Information supplied:

-------

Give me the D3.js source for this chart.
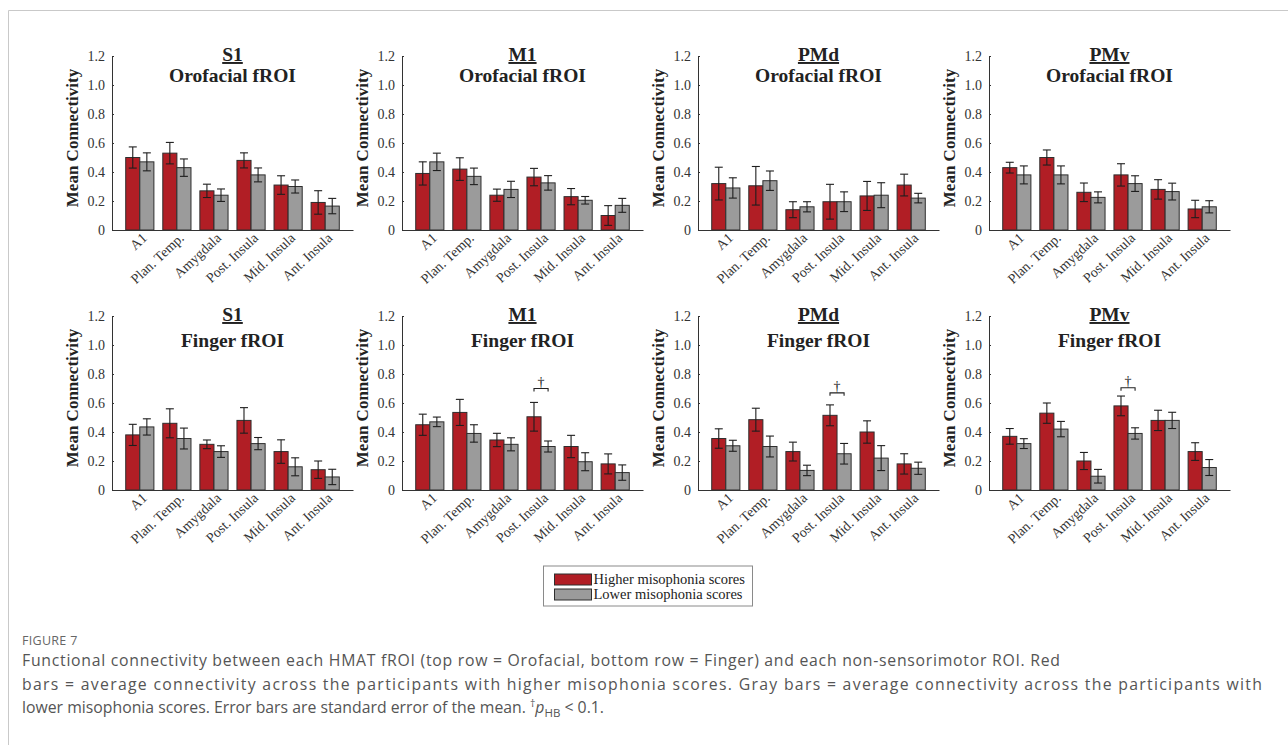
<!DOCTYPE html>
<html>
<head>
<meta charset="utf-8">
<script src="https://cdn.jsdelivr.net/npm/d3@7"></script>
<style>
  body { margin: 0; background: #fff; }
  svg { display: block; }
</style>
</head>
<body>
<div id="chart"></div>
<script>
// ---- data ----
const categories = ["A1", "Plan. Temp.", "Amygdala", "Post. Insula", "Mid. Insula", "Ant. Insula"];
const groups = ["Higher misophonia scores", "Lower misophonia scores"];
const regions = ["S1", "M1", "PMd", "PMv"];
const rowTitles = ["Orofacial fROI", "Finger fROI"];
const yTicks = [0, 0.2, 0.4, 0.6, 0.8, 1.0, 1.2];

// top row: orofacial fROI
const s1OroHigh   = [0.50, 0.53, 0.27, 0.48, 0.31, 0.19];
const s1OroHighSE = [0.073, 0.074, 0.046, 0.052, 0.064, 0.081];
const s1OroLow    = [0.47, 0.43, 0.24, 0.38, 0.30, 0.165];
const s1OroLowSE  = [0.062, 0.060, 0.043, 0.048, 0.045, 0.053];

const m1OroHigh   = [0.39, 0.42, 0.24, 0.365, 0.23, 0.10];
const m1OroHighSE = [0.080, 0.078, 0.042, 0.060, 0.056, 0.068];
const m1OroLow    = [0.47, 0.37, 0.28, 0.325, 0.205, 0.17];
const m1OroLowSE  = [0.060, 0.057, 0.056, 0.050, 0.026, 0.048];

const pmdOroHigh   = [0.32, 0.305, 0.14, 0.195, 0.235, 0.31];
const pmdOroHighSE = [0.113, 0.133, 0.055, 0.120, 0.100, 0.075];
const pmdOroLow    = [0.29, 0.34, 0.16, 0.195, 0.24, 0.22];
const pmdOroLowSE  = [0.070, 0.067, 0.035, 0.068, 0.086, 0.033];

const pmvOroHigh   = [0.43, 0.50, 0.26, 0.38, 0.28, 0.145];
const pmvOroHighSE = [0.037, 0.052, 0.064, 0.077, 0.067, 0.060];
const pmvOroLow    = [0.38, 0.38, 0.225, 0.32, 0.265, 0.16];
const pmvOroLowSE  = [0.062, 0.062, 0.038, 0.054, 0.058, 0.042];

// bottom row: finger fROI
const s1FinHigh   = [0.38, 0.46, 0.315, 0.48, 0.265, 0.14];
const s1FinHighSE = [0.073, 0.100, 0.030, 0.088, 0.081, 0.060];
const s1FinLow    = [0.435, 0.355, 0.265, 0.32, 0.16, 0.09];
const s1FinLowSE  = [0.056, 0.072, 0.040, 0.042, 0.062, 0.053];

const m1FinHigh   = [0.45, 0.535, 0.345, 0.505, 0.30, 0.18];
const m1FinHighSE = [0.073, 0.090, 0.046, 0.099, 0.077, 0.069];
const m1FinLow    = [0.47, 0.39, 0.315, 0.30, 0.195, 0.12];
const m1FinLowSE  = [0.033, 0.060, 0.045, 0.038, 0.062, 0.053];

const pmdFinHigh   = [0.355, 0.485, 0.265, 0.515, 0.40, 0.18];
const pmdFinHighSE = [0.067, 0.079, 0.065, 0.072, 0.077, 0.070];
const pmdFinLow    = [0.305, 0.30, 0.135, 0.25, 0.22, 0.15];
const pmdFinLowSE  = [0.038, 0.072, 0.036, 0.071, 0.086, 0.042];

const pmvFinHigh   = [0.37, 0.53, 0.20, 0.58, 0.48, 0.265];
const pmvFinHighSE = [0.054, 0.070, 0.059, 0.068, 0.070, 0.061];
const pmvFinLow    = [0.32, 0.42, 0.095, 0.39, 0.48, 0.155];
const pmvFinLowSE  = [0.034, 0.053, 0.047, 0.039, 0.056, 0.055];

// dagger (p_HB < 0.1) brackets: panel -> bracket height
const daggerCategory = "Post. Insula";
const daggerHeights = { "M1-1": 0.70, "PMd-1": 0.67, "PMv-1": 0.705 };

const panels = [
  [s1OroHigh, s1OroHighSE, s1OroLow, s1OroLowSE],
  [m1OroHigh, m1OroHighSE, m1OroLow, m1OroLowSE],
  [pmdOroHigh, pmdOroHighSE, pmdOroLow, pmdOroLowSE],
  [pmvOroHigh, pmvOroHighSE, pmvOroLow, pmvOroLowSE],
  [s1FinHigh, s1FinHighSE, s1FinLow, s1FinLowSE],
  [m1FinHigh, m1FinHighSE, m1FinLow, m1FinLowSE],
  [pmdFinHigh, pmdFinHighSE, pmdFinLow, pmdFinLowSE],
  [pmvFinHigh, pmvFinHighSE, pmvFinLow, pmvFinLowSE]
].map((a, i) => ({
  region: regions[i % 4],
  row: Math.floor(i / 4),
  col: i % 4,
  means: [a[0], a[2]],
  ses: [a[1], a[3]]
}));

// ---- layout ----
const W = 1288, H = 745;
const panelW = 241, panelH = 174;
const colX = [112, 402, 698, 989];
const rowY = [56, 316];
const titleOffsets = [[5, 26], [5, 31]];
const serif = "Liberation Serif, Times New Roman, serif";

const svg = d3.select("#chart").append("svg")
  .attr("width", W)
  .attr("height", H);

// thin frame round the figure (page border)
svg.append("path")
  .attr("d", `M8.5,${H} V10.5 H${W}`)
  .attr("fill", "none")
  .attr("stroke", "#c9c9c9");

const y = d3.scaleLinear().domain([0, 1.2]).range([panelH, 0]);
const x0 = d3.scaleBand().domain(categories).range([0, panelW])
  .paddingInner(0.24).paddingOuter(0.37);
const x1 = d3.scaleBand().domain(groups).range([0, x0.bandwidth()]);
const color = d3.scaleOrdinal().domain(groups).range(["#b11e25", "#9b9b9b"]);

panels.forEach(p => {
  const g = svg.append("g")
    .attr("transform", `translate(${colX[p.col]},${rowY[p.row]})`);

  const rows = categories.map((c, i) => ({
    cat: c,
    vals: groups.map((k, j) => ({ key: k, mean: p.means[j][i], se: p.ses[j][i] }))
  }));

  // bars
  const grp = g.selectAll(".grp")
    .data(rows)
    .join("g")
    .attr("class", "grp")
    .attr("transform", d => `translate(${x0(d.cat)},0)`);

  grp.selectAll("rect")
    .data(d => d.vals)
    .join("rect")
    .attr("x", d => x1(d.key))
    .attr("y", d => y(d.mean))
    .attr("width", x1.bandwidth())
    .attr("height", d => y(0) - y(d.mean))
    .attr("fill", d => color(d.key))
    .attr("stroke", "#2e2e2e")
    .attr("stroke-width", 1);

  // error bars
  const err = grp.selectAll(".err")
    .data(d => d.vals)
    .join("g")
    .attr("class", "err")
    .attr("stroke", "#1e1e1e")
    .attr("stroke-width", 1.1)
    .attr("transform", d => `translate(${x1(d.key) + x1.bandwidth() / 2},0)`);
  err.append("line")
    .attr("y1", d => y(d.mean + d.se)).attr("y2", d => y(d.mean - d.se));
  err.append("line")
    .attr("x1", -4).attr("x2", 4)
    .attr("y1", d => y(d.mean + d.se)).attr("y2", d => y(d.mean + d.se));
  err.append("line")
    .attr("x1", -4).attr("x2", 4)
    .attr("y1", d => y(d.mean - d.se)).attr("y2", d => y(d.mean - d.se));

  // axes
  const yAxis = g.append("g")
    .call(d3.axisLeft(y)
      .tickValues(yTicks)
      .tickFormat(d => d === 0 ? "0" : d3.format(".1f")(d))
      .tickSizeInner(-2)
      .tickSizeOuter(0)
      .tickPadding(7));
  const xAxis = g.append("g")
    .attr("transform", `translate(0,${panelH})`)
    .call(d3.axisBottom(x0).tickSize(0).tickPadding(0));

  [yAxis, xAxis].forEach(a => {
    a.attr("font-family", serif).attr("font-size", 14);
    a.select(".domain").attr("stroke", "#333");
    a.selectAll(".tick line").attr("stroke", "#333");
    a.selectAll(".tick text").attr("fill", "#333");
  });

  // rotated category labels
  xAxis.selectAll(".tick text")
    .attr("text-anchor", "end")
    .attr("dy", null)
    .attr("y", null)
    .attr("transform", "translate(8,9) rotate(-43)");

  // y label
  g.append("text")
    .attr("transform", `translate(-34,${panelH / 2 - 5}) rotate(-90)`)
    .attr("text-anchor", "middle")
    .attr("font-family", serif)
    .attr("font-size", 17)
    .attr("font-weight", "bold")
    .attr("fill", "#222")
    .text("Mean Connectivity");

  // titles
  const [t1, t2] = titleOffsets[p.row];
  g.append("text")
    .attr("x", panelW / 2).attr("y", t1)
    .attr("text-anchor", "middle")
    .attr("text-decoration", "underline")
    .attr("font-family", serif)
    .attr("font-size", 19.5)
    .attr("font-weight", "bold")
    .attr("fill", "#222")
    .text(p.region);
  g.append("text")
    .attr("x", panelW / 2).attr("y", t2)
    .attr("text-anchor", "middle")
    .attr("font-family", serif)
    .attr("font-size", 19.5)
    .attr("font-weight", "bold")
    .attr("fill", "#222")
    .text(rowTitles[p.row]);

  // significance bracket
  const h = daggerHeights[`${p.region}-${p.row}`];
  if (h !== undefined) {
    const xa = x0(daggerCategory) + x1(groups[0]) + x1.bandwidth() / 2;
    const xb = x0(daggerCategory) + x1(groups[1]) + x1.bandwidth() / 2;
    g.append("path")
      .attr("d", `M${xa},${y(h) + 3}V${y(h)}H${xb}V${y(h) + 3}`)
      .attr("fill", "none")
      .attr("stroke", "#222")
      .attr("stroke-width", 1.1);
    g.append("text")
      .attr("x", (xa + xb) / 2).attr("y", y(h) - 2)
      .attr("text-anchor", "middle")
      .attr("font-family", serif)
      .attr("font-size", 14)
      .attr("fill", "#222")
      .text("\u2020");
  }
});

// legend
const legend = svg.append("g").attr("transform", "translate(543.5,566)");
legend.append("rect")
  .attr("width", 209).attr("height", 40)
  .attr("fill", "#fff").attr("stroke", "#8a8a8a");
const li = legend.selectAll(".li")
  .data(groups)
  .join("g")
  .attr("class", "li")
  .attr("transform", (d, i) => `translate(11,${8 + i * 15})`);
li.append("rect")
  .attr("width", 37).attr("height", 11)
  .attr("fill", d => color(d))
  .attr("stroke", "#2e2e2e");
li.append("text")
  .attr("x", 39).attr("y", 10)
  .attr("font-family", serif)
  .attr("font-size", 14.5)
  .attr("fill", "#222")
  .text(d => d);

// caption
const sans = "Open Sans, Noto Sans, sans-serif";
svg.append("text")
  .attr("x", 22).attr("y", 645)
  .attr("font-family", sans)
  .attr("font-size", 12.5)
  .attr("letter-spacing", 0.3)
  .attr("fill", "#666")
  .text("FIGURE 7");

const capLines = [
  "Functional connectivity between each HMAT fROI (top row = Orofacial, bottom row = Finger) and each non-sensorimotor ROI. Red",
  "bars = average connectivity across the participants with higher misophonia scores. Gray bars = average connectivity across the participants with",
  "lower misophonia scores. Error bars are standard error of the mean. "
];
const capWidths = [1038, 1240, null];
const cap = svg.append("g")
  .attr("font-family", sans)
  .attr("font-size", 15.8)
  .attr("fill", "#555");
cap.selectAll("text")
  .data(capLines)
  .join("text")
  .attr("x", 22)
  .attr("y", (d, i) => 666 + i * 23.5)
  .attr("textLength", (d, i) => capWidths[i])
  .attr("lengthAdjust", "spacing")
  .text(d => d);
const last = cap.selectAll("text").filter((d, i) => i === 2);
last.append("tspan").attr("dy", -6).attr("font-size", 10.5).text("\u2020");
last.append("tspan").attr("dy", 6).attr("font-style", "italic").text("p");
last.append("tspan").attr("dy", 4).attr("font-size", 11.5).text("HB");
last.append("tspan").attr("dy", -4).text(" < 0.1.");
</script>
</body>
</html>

-------

Short problem: Return only the lines running from the top of the data to the line that holds "0.038, 0.062, 0.053];". Include both of those lines, but skip the pictures.

Written response:
Give me the D3.js source for this chart.
<!DOCTYPE html>
<html>
<head>
<meta charset="utf-8">
<script src="https://cdn.jsdelivr.net/npm/d3@7"></script>
<style>
  body { margin: 0; background: #fff; }
  svg { display: block; }
</style>
</head>
<body>
<div id="chart"></div>
<script>
// ---- data ----
const categories = ["A1", "Plan. Temp.", "Amygdala", "Post. Insula", "Mid. Insula", "Ant. Insula"];
const groups = ["Higher misophonia scores", "Lower misophonia scores"];
const regions = ["S1", "M1", "PMd", "PMv"];
const rowTitles = ["Orofacial fROI", "Finger fROI"];
const yTicks = [0, 0.2, 0.4, 0.6, 0.8, 1.0, 1.2];

// top row: orofacial fROI
const s1OroHigh   = [0.50, 0.53, 0.27, 0.48, 0.31, 0.19];
const s1OroHighSE = [0.073, 0.074, 0.046, 0.052, 0.064, 0.081];
const s1OroLow    = [0.47, 0.43, 0.24, 0.38, 0.30, 0.165];
const s1OroLowSE  = [0.062, 0.060, 0.043, 0.048, 0.045, 0.053];

const m1OroHigh   = [0.39, 0.42, 0.24, 0.365, 0.23, 0.10];
const m1OroHighSE = [0.080, 0.078, 0.042, 0.060, 0.056, 0.068];
const m1OroLow    = [0.47, 0.37, 0.28, 0.325, 0.205, 0.17];
const m1OroLowSE  = [0.060, 0.057, 0.056, 0.050, 0.026, 0.048];

const pmdOroHigh   = [0.32, 0.305, 0.14, 0.195, 0.235, 0.31];
const pmdOroHighSE = [0.113, 0.133, 0.055, 0.120, 0.100, 0.075];
const pmdOroLow    = [0.29, 0.34, 0.16, 0.195, 0.24, 0.22];
const pmdOroLowSE  = [0.070, 0.067, 0.035, 0.068, 0.086, 0.033];

const pmvOroHigh   = [0.43, 0.50, 0.26, 0.38, 0.28, 0.145];
const pmvOroHighSE = [0.037, 0.052, 0.064, 0.077, 0.067, 0.060];
const pmvOroLow    = [0.38, 0.38, 0.225, 0.32, 0.265, 0.16];
const pmvOroLowSE  = [0.062, 0.062, 0.038, 0.054, 0.058, 0.042];

// bottom row: finger fROI
const s1FinHigh   = [0.38, 0.46, 0.315, 0.48, 0.265, 0.14];
const s1FinHighSE = [0.073, 0.100, 0.030, 0.088, 0.081, 0.060];
const s1FinLow    = [0.435, 0.355, 0.265, 0.32, 0.16, 0.09];
const s1FinLowSE  = [0.056, 0.072, 0.040, 0.042, 0.062, 0.053];

const m1FinHigh   = [0.45, 0.535, 0.345, 0.505, 0.30, 0.18];
const m1FinHighSE = [0.073, 0.090, 0.046, 0.099, 0.077, 0.069];
const m1FinLow    = [0.47, 0.39, 0.315, 0.30, 0.195, 0.12];
const m1FinLowSE  = [0.033, 0.060, 0.045, 0.038, 0.062, 0.053];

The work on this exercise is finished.